Sou professor de Geografia em Londrina, temporário, os chamados PSS. Mas com essa política do Beto Richa de cortar um monte de coisas das escolas, neste ano não consegui pegar aula, assim como muitos colegas. Ele amontoou de 40 a 50 alunos nas salas, simplesmente para dar uma enxugada. A maior parte dos colégios está com salas lotadas.
O governador tomou medidas contra a educação, como o corte de postos de escola. Está faltando merenda, não tem funcionário para limpar a escola, estão demitindo professores, banindo cursos de línguas, e reduzindo o porte das escolas — as que restaram estão saturadas. A categoria estava lutando para não ser aprovado o projeto de mudanças na Paraná Previdência. Infelizmente, a sociedade não está atenta ou a par do que realmente acontece. Tem gente que vê professores se manifestando e acha que é só por salário. Nossa luta envolve muitas outras questões, a começar pela nossa dignidade.
Quando a gente vê essas questões que envolvem os professores, acabamos nos sentindo como se fôssemos inimigos da sociedade. Há uma hipocrisia muito grande. Muitos dizem que se não valorizar a educação, o país não vai para frente. É um discurso muito bonito. Mas na prática isso não existe por parte da sociedade. Se queremos melhorar o Brasil, então temos que lutar por algo. Não é só simplesmente ficar falando. Temos que tentar reverter algumas mazelas que alguns governantes nos impõem devido aos seus projetos de poder.

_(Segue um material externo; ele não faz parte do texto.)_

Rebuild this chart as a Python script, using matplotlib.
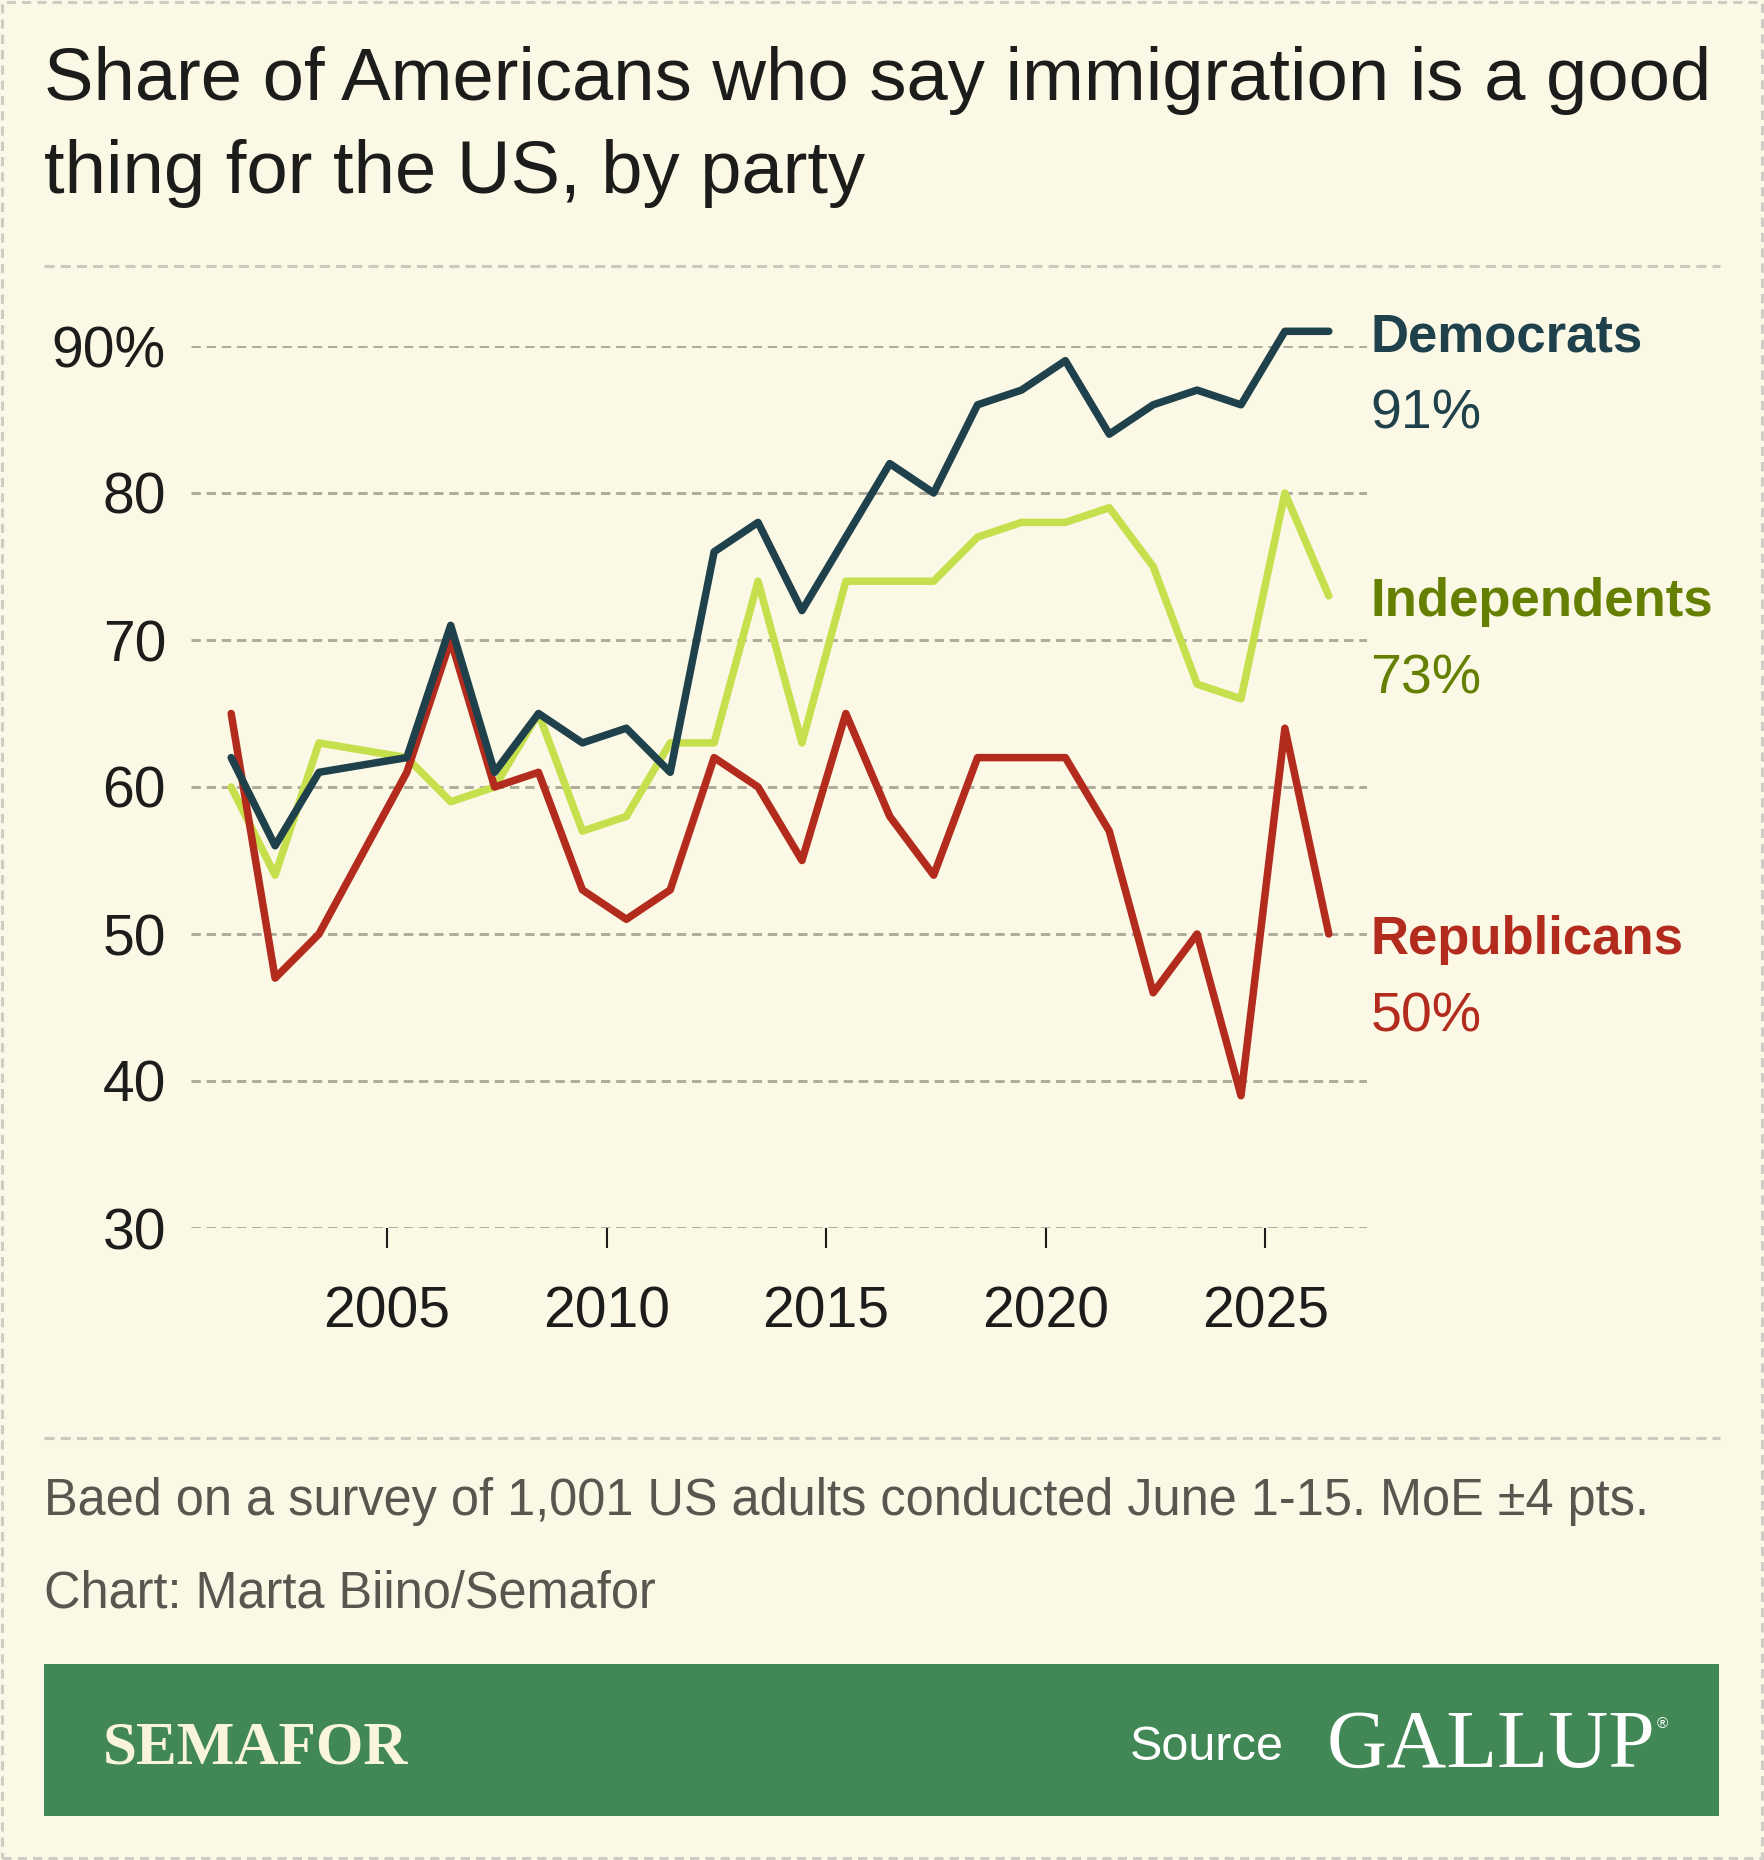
import matplotlib
matplotlib.use("Agg")
import matplotlib.pyplot as plt
from matplotlib.lines import Line2D
from matplotlib.patches import Rectangle

# values (June surveys), % saying immigration is a good thing
years = [2001, 2002, 2003, 2005, 2006, 2007, 2008, 2009, 2010, 2011, 2012, 2013,
         2014, 2015, 2016, 2017, 2018, 2019, 2020, 2021, 2022, 2023, 2024, 2025, 2026]
democrats = [62, 56, 61, 62, 71, 61, 65, 63, 64, 61, 76, 78,
             72, 77, 82, 80, 86, 87, 89, 84, 86, 87, 86, 91, 91]
independents = [60, 54, 63, 62, 59, 60, 65, 57, 58, 63, 63, 74,
                63, 74, 74, 74, 77, 78, 78, 79, 75, 67, 66, 80, 73]
republicans = [65, 47, 50, 61, 70, 60, 61, 53, 51, 53, 62, 60,
               55, 65, 58, 54, 62, 62, 62, 57, 46, 50, 39, 64, 50]
year_ticks = [2005, 2010, 2015, 2020, 2025]
pct_ticks = [30, 40, 50, 60, 70, 80, 90]
pct_labels = ["30", "40", "50", "60", "70", "80", "90%"]

title_lines = ["Share of Americans who say immigration is a good",
               "thing for the US, by party"]
note = "Baed on a survey of 1,001 US adults conducted June 1-15. MoE \u00b14 pts."
credit = "Chart: Marta Biino/Semafor"

bg = "#fbf8e6"
dem_c = "#1e414b"
ind_c = "#c6df4c"
ind_txt = "#658000"
rep_c = "#b22b1d"
grid_c = "#aeab9b"
ink = "#1c1c1a"

W, H = 1764, 1860
def fx(px):
    return px / W
def fy(py):
    return 1 - py / H

sans = ["Liberation Sans", "DejaVu Sans"]
narrow = ["Liberation Sans Narrow", "Liberation Sans", "DejaVu Sans"]
serif = ["Liberation Serif", "DejaVu Serif"]
plt.rcParams["font.family"] = sans

fig = plt.figure(figsize=(W / 100, H / 100), dpi=100, facecolor=bg)

# outer dashed frame
fig.add_artist(Rectangle((0.001, 0.001), 0.998, 0.998, transform=fig.transFigure,
                         fill=False, edgecolor="#cfcdc3", lw=2.2, ls=(0, (3, 2))))

# title
for i, line in enumerate(title_lines):
    fig.text(fx(44), fy(100 + 93 * i), line, fontsize=53.5, color=ink, va="baseline")

# dashed separators
for py in [266, 1438]:
    fig.add_artist(Line2D([fx(44), fx(1720)], [fy(py), fy(py)], transform=fig.transFigure,
                          color="#cdcabd", lw=2.2, ls=(0, (3.3, 2))))

ax = fig.add_axes([fx(191), fy(1228), fx(1367) - fx(191), fy(346) - fy(1228)])
ax.set_facecolor("none")
ax.set_xlim(2000.535, 2027.32)
ax.set_ylim(30, 90)
for s in ax.spines.values():
    s.set_visible(False)

for v in pct_ticks:
    ax.axhline(v, color=grid_c, lw=2.1, ls=(0, (3.2, 2.0)), zorder=0)

# points sit at mid-year
x = [y + 0.45 for y in years]
series = [("Independents", independents, ind_c, ind_txt),
          ("Republicans", republicans, rep_c, rep_c),
          ("Democrats", democrats, dem_c, dem_c)]
for name, vals, col, tcol in series:
    ax.plot(x, vals, color=col, lw=5.4, clip_on=False, solid_capstyle="round", zorder=3)
    ax.annotate(name, xy=(x[-1], vals[-1]), xytext=(30, -14.5), textcoords="offset points",
                fontsize=38, fontweight="bold", family=narrow, color=tcol,
                va="baseline", annotation_clip=False)
    ax.annotate(f"{vals[-1]}%", xy=(x[-1], vals[-1]), xytext=(30, -70), textcoords="offset points",
                fontsize=40, color=tcol, va="baseline", annotation_clip=False)

ax.set_yticks(pct_ticks)
ax.set_yticklabels(pct_labels)
ax.set_xticks(year_ticks)
ax.set_xticklabels([str(y) for y in year_ticks])
ax.tick_params(axis="y", length=0, pad=18, labelsize=41, labelcolor=ink)
ax.tick_params(axis="x", length=14.4, width=1.5, pad=27, labelsize=41, color=ink, labelcolor=ink)

# notes
fig.text(fx(44), fy(1515), note, fontsize=36.4, color="#57564f", va="baseline")
fig.text(fx(44), fy(1607), credit, fontsize=36.4, color="#57564f", va="baseline")

# green footer banner
fig.add_artist(Rectangle((fx(44), fy(1816)), fx(1719) - fx(44), fy(1664) - fy(1816),
                         transform=fig.transFigure, facecolor="#428856", edgecolor="none"))
fig.text(fx(103), fy(1763), "SEMAFOR", fontsize=44, fontweight="bold", family=serif,
         color="#f9f5dc", va="baseline")
fig.text(fx(1130), fy(1760), "Source", fontsize=35, color="white", va="baseline")
fig.text(fx(1327), fy(1767), "GALLUP", fontsize=60, family=serif, color="white", va="baseline")
fig.text(fx(1657), fy(1728), "\u00ae", fontsize=11, color="white", va="baseline")

fig.savefig("out.png", dpi=100, facecolor=bg)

O Estado do Paraná está falido. Nos quatro anos em que governou, Richa jogava a culpa no Roberto Requião ou no governo federal. Agora não tem mais como jogar a culpa no governador anterior, porque ele foi o último. Mas esse governo fez uma grande amarração política, com o Legislativo e o Judiciário. Você não consegue lutar contra. Se faz greve, a Justiça decreta a paralisação como ilegal. Não é possível ter um projeto decente para a educação, porque os deputados já estão visando o acordo político com o governador.

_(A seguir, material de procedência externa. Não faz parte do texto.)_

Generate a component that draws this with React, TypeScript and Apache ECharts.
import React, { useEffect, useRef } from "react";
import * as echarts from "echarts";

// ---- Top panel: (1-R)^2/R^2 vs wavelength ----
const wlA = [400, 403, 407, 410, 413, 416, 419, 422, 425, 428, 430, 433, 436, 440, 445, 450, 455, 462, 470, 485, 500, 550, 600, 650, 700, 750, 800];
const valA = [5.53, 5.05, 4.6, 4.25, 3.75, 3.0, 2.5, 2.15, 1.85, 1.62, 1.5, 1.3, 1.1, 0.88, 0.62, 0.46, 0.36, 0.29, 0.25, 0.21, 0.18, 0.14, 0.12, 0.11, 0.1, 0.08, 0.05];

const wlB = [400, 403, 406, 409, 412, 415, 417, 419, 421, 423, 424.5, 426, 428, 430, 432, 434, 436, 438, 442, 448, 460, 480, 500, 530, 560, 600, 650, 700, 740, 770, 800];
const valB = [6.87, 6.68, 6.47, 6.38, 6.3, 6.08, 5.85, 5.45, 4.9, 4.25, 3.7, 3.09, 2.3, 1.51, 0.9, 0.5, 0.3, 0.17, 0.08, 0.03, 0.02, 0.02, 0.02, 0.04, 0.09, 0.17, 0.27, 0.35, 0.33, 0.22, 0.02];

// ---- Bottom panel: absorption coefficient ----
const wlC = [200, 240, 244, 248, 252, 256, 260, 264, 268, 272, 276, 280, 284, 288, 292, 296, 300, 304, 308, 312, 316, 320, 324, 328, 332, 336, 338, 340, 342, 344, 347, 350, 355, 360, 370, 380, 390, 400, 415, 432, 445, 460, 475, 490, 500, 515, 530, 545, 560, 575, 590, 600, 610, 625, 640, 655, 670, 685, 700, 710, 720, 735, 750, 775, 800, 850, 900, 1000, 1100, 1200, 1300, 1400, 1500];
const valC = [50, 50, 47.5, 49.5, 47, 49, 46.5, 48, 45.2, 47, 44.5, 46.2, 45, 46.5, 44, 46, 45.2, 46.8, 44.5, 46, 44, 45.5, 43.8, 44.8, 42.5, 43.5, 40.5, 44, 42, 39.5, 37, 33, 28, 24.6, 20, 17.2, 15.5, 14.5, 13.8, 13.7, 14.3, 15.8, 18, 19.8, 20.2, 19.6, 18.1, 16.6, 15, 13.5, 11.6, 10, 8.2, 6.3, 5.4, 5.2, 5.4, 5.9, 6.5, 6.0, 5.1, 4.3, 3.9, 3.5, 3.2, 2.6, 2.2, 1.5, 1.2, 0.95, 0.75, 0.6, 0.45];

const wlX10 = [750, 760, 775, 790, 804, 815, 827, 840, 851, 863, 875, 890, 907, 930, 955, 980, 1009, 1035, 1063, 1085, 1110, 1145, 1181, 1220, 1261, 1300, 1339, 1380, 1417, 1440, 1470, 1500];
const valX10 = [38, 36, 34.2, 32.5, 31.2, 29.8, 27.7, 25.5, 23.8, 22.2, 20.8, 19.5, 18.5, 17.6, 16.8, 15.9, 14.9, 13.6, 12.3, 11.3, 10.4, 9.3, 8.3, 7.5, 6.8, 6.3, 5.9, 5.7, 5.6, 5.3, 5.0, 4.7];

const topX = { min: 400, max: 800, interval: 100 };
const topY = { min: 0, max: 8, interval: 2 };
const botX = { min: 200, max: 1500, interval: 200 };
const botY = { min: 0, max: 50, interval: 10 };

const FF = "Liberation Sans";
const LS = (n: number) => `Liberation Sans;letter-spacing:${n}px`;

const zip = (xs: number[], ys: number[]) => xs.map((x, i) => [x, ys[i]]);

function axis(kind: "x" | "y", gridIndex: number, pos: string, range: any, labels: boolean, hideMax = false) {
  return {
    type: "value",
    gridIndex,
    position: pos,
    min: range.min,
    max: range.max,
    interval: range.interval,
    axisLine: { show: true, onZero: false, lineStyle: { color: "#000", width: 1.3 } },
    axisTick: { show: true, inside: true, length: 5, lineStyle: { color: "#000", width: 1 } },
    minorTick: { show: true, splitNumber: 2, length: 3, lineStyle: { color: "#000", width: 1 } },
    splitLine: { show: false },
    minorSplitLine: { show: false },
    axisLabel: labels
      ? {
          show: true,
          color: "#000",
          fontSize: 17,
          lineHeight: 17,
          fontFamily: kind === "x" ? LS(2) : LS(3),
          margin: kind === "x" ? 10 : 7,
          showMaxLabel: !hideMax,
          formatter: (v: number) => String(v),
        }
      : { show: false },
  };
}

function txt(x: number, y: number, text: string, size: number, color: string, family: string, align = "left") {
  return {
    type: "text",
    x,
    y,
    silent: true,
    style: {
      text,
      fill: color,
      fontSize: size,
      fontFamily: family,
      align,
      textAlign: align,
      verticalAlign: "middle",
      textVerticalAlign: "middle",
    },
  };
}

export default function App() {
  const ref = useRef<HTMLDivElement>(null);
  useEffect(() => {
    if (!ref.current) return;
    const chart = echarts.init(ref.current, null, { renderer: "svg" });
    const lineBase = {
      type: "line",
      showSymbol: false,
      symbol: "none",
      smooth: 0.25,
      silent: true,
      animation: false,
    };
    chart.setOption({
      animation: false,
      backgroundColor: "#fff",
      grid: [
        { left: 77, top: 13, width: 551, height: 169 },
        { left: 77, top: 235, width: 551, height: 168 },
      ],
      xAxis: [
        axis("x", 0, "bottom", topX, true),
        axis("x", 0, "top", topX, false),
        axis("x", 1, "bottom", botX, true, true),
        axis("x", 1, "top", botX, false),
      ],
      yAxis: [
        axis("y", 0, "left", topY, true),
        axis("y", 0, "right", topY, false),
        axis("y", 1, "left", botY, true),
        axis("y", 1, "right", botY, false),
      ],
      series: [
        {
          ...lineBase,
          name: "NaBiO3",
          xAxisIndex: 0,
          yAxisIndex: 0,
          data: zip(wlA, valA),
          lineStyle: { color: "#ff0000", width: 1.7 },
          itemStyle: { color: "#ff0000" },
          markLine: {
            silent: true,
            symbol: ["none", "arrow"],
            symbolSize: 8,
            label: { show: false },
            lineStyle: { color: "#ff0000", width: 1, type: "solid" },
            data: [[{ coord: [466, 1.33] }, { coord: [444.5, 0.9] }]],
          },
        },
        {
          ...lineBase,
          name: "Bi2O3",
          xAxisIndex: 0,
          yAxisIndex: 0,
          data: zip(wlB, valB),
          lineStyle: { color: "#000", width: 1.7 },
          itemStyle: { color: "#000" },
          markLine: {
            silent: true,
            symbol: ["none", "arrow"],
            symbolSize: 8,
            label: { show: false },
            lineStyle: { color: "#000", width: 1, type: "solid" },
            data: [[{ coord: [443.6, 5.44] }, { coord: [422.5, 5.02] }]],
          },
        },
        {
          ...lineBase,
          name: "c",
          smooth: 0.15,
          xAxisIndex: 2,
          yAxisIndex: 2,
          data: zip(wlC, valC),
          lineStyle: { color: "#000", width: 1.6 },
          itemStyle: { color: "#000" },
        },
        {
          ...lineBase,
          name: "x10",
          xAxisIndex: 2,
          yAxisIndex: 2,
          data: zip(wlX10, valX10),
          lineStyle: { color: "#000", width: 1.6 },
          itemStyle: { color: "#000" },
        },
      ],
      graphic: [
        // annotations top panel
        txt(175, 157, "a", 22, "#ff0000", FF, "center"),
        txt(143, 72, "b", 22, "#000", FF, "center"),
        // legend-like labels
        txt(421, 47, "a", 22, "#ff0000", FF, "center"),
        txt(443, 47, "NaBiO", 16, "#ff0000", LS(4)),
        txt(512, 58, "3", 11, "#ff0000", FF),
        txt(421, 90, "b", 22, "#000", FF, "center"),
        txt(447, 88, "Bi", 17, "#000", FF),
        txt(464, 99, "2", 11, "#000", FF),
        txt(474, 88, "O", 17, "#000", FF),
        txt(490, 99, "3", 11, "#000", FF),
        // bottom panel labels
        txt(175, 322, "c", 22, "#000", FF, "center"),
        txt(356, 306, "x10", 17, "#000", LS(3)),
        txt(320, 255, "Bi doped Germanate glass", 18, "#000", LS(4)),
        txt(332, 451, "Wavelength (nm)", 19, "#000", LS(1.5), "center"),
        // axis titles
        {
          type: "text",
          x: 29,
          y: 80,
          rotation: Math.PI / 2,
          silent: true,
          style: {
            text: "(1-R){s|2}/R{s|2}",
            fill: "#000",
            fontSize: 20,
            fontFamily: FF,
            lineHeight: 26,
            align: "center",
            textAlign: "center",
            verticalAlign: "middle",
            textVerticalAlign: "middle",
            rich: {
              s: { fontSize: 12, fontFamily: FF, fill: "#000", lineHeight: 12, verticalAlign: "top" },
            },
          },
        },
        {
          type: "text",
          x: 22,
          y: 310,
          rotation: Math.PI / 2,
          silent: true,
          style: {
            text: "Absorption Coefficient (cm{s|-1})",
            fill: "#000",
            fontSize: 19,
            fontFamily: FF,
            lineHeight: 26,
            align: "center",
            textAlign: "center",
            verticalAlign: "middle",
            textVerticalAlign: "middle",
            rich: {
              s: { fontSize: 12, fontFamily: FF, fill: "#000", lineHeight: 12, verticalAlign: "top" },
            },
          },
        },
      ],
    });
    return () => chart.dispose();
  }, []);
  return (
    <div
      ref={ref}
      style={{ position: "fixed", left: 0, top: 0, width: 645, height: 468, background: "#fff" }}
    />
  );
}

A gente se sente humilhado. Como pode um Estado rico, de uma gestão para outra, que envolve o mesmo gestor, se encontrar numa situação calamitosa? É revoltante ver como está a nossa educação. Por isso vamos continuar lutando.
Perdemos uma batalha, mas não a guerra.
* Márcio Henrique dos Santos, 34 anos, é professor temporário desempregado de Geografia em Londrina. A Associação de Professores do Paraná levou os feridos para um hotel a fim de protegê-los. Ele deu esse depoimento a Eduardo Nunomura.